I had this problem a while back. For richly connected classes, even if you are able to complete the serialization without a stack overflow, the serialization is dog slow. When we solved this problem, we had a handful of classes, so we just created our own serialization format that packed the data into a set of integer object ids, with integer fields ids for each field and described their connections through a series of object id, field id, other object id mappings. This custom approach was very fast and extremely light on memory, but really only works if you have a small set of classes you want to serialize.
The general case is much harder and the demand for serialization of richly connected classes is not that strong, so I would guess that's why no ones solved it.
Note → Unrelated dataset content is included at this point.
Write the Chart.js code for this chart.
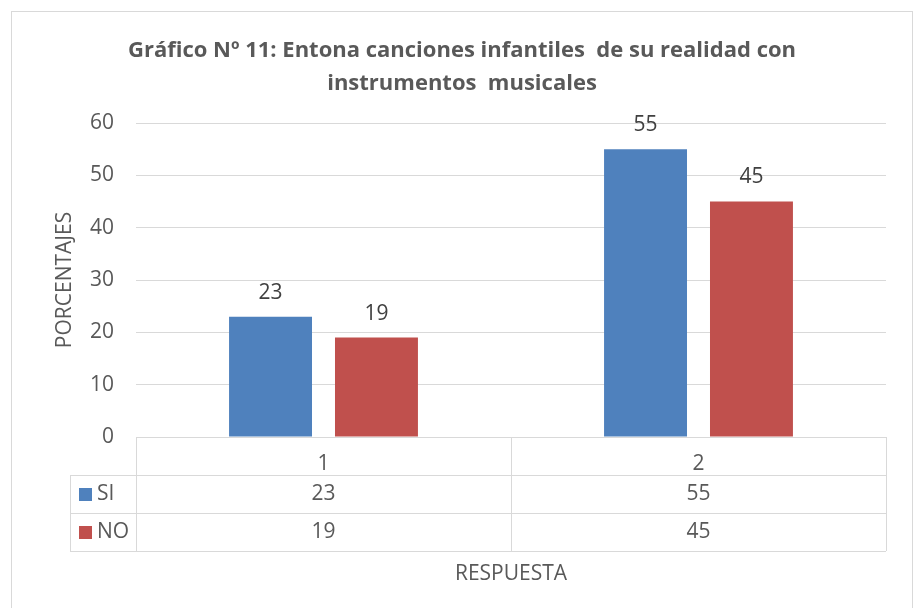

You're basically onto the problem already though, you will always need a stack depth equal to the maximum height of a Depth First Search tree and so any time your graph is deeper than that, you'll get a stack overflow. It is fundamentally a recursive problem, so you're going to either need to use recursion or fake recursion by moving the stack allocations to a Stack object you put on the heap. I would take a look at the OpenJDK implementation:
http://hg.openjdk.java.net/jdk6/jdk6-gate/jdk/file/tip/src/share/classes/java/io/ObjectOutputStream.java
You already have a DebugTraceInfoStack, I would create a second Stack field for the current object you are writing and change the writeObject0 method to push the Object onto the stack, something like this:
stack.push(obj);
while(!stack.empty()) {
obj = stack.pop();
...
Then you just change all calls to writeObject0(x); to stack.push(x);. Simple, standard conversion between recursion and iteration, except the class is almost 2500 lines and there are probably tons of gotchas.
If you do end up building it though, I would advocate submitting at as a patch to the next version of java as it would be useful, something like IterativeObjectOutputStream for use on deep object graphs.